We’ve been talking about how the U.S. real economy, despite a second-quarter slowdown, continues to grow. The Fed by and large agrees, with several governors weighing in over the past couple of weeks to say that they see a sustainable recovery in place and that it’s time to start thinking about when and how to begin pulling back. You might be forgiven for thinking “Hooray!” After all, isn’t sustainable growth what we’ve been working toward for the past five years?
Although we do seem to have sustainable growth from multiple sources—housing, autos, and energy, among others—much of that growth is driven by current low interest rates, especially in housing. When the Fed starts pulling back, there is a reasonable possibility of higher interest rates, which will at least slow that growth.
The much bigger problem arising from higher interest rates, though, will be the federal debt. Not the deficit, the debt. The deficit continues to decline, and, although it’s still way too high, with the resumption of growth and the onset of sanity in Washington, D.C., we’re making progress toward responsibly reducing it. The first step when you’re in a hole is to stop digging, and we are doing that.
Nonetheless, we remain in a hole. The interest payments on the accrued federal debt, even at today’s historically very low interest rates, are a meaningful percentage of GDP. If interest rates rise even a bit, the increase in interest payments may meaningfully increase the deficit.
As I have written before, the fixed income markets suggest that we probably won’t face higher interest rates in the short term. The Fed, for example, isn’t talking about initiating an exit process until later this year, at soonest; even then, it will start by removing some of the extraordinary stimulus, such as bond buying, rather than actually raising target rates. Moreover, history suggests that interest rates following a financial crisis can remain low for decades. The Fed is thinking about the exit, though, and that means we have to as well. Ending the stimulus programs means the market may start pricing in interest rate increases.

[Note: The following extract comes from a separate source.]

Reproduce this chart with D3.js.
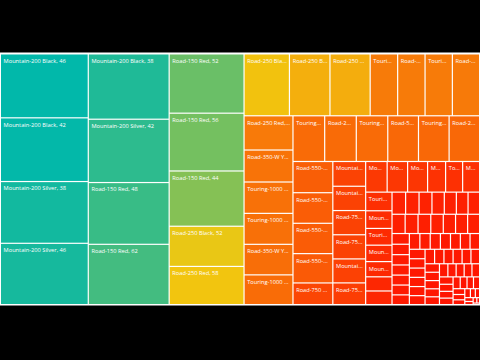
<!DOCTYPE html>
<html>
<head>
<meta charset="utf-8">
<script src="https://cdn.jsdelivr.net/npm/d3@7"></script>
<style>
  body { margin: 0; background: #000; }
  svg { display: block; }
</style>
</head>
<body>
<script>
const width = 480;
const height = 360;
const area = { left: 1, top: 54.5, right: 479, bottom: 304 };

// product, frame size  (labels shown on the tiles)
const products = [
  "Mountain-200 Black, 46", "Mountain-200 Black, 42", "Mountain-200 Silver, 38", "Mountain-200 Silver, 46",
  "Mountain-200 Black, 38", "Mountain-200 Silver, 42", "Road-150 Red, 48", "Road-150 Red, 62",
  "Road-150 Red, 52", "Road-150 Red, 56", "Road-150 Red, 44", "Road-250 Black, 52", "Road-250 Red, 58",
  "Road-250 Black, 44", "Road-250 Black, 48", "Road-250 Black, 58", "Touring-1000 Yellow, 60",
  "Road-350-W Yellow, 42", "Touring-1000 Blue, 60", "Road-350-W Yellow, 44",
  "Road-250 Red, 44", "Road-350-W Yellow, 48", "Touring-1000 Yellow, 46", "Touring-1000 Yellow, 50",
  "Road-350-W Yellow, 40", "Touring-1000 Blue, 46",
  "Touring-1000 Blue, 50", "Road-250 Red, 48", "Touring-1000 Yellow, 54", "Road-550-W Yellow, 44",
  "Touring-1000 Blue, 54", "Road-250 Red, 52",
  "Road-550-W Yellow, 48", "Road-550-W Yellow, 38", "Road-550-W Yellow, 40", "Road-550-W Yellow, 42",
  "Road-750 Black, 58",
  "Mountain-100 Black, 44", "Mountain-100 Silver, 38", "Road-750 Black, 52", "Road-750 Black, 48",
  "Mountain-100 Black, 48", "Road-750 Black, 44",
  "Mountain-100 Silver, 42", "Mountain-100 Black, 38", "Mountain-100 Silver, 44", "Mountain-100 Black, 42",
  "Touring-2000 Blue, 60", "Mountain-100 Silver, 48",
  "Touring-3000 Blue, 54", "Mountain-300 Black, 48", "Touring-3000 Yellow, 62", "Mountain-300 Black, 40",
  "Mountain-300 Black, 44", "Mountain-300 Black, 38", "Touring-2000 Blue, 50",
  "Sport-100 Helmet, Red", "Mountain-400-W Silver, 42", "Mountain-500 Silver, 44", "Mountain-400-W Silver, 38",
  "Mountain-500 Black, 48", "Mountain-500 Silver, 40",
  "Mountain-500 Black, 42", "Road-650 Red, 44", "Road-650 Black, 58", "Mountain-400-W Silver, 46",
  "Road-650 Red, 52", "Road-450 Red, 48", "Road-650 Black, 52",
  "Touring-3000 Blue, 44", "Mountain-500 Black, 52", "Road-650 Red, 60", "Touring-3000 Yellow, 50",
  "Mountain-500 Silver, 48", "Road-650 Black, 44", "Road-450 Red, 44", "Touring-3000 Yellow, 44",
  "Mountain-500 Black, 40", "Road-650 Red, 58", "Road-450 Red, 52", "Touring-3000 Blue, 50",
  "Road-650 Black, 48", "Mountain-500 Silver, 52", "Road-650 Red, 62", "Touring-3000 Yellow, 54",
  "Mountain-500 Black, 44", "Road-450 Red, 58", "Road-650 Black, 60", "Touring-3000 Blue, 58",
  "Mountain-500 Silver, 42", "Road-650 Red, 48", "Touring-3000 Yellow, 58", "Road-450 Red, 60",
  "Road-650 Black, 62", "Touring-3000 Blue, 62", "Mountain-400-W Silver, 40", "Touring-2000 Blue, 54",
  "Touring-2000 Blue, 46", "Women's Mountain Shorts, L", "Long-Sleeve Logo Jersey, L", "Classic Vest, S",
  "Short-Sleeve Classic Jersey, XL", "Mountain Bike Socks, M", "Half-Finger Gloves, L", "Full-Finger Gloves, M",
  "Women's Tights, M", "Racing Socks, L", "Men's Sports Shorts, L", "Hydration Pack, 70",
  "Sport-100 Helmet, Black", "Sport-100 Helmet, Blue", "HL Mountain Tire", "ML Road Tire",
  "Touring Tire", "Road Tire Tube", "Water Bottle, 30", "Patch Kit", "Bike Wash", "Cable Lock",
  "Fender Set", "Headlights", "Taillights", "Hitch Rack", "Minipump", "Chain"
];

// sales amount per product (same order)
const sales = [
  5600, 5580, 5410, 5370,
  5265, 5105, 4980, 4860,
  4425, 4315, 4125, 3000, 2850,
  2800, 2500, 2480, 1695, 1690, 1685, 1680,
  1670, 1560, 1530, 1510, 1490, 1450,
  1445, 1440, 1435, 1400, 1395, 1390,
  1240, 1215, 1205, 1165, 860,
  810, 795, 792, 790, 785, 710,
  656, 625, 610, 550, 520, 518,
  490, 464, 440, 432, 400, 372, 358,
  300, 296, 285, 272, 266, 258,
  255, 252, 248, 245, 240, 236, 232,
  230, 185, 180, 178, 175, 172, 170, 168, 165, 162, 160, 158, 155, 152,
  150, 148, 146, 145, 144, 142, 140, 138, 135, 132, 130,
  128, 125, 122, 120, 118, 115, 112, 110, 108, 105,
  102, 100, 100, 96, 92, 88, 84, 80, 76, 72, 68,
  62, 56, 50, 44, 38, 32, 26, 20, 15, 10
];

const colorStops = ["#ff1000", "#f2c80f", "#01b8aa"];
const colorMid = 2900;

let svg = d3.select("body").append("svg")
	.attr("width", width)
	.attr("height", height);

svg.append("rect")
	.attr("width", width)
	.attr("height", height)
	.attr("fill", "#000");

// white frame behind the tiles
svg.append("rect")
	.attr("x", 0)
	.attr("y", 52.5)
	.attr("width", width)
	.attr("height", 253)
	.attr("fill", "#fff");

let root = d3.hierarchy({ children: products.map((p, i) => ({ name: p, value: sales[i] })) })
	.sum(d => d.value || 0)
	.sort((a, b) => b.value - a.value);

d3.treemap()
	.tile(d3.treemapSquarify)
	.size([area.right - area.left, area.bottom - area.top])
	.paddingInner(1.2)(root);

let color = d3.scaleLinear()
	.domain([d3.min(sales), colorMid, d3.max(sales)])
	.range(colorStops);

let g = svg.append("g")
	.attr("transform", `translate(${area.left},${area.top})`);

let cell = g.selectAll(".cell")
	.data(root.leaves())
	.enter()
	.append("g")
	.attr("class", "cell");

cell.append("rect")
	.attr("x", d => d.x0)
	.attr("y", d => d.y0)
	.attr("width", d => d.x1 - d.x0)
	.attr("height", d => d.y1 - d.y0)
	.attr("fill", d => color(d.value));

// labels only where the tile is big enough, cut with "..." like the original
let label = cell.filter(d => d.y1 - d.y0 >= 13 && d.x1 - d.x0 >= 15)
	.append("text")
	.attr("x", d => d.x0 + 2.6)
	.attr("y", d => d.y0 + 8.3)
	.attr("fill", "#fff")
	.style("font-family", "'Segoe UI', 'Open Sans', sans-serif")
	.style("font-size", "5.7px");

label.each(function(d){
	let t = d3.select(this);
	let maxW = d.x1 - d.x0 - 4.5;
	let name = d.data.name;
	t.text(name);
	if (this.getComputedTextLength() <= maxW) return;
	for (let n = name.length - 1; n > 0; n--) {
		t.text(name.slice(0, n) + "...");
		if (this.getComputedTextLength() <= maxW) return;
	}
	t.remove();
});
</script>
</body>
</html>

The problems we currently face are the weak economy and the deficit. The weak economy is slowly healing. The deficit is at least being discussed. In my opinion, the next problem will be the debt, and rising interest rates will exacerbate it.
To dig out of the debt hole, we will need to do one of two things—either run a surplus, or grow the economy faster than the debt, which would mean reducing the deficit to less than, say, 2 percent of GDP. Either one will require much larger tax increases or spending cuts than anyone is now talking about.
Current plans, which discuss the deficit as a percentage of GDP, implicitly assume the current low interest rates will continue—which is reasonable over the near to medium term, although not guaranteed. What they don’t do is factor in the effects of increasing interest costs on the federal budget as rates rise.
This will be our next dilemma. Solving the problems in the real economy and reducing the deficit don’t get us out of the woods. They just buy us the right to move on to the next phase of the challenge.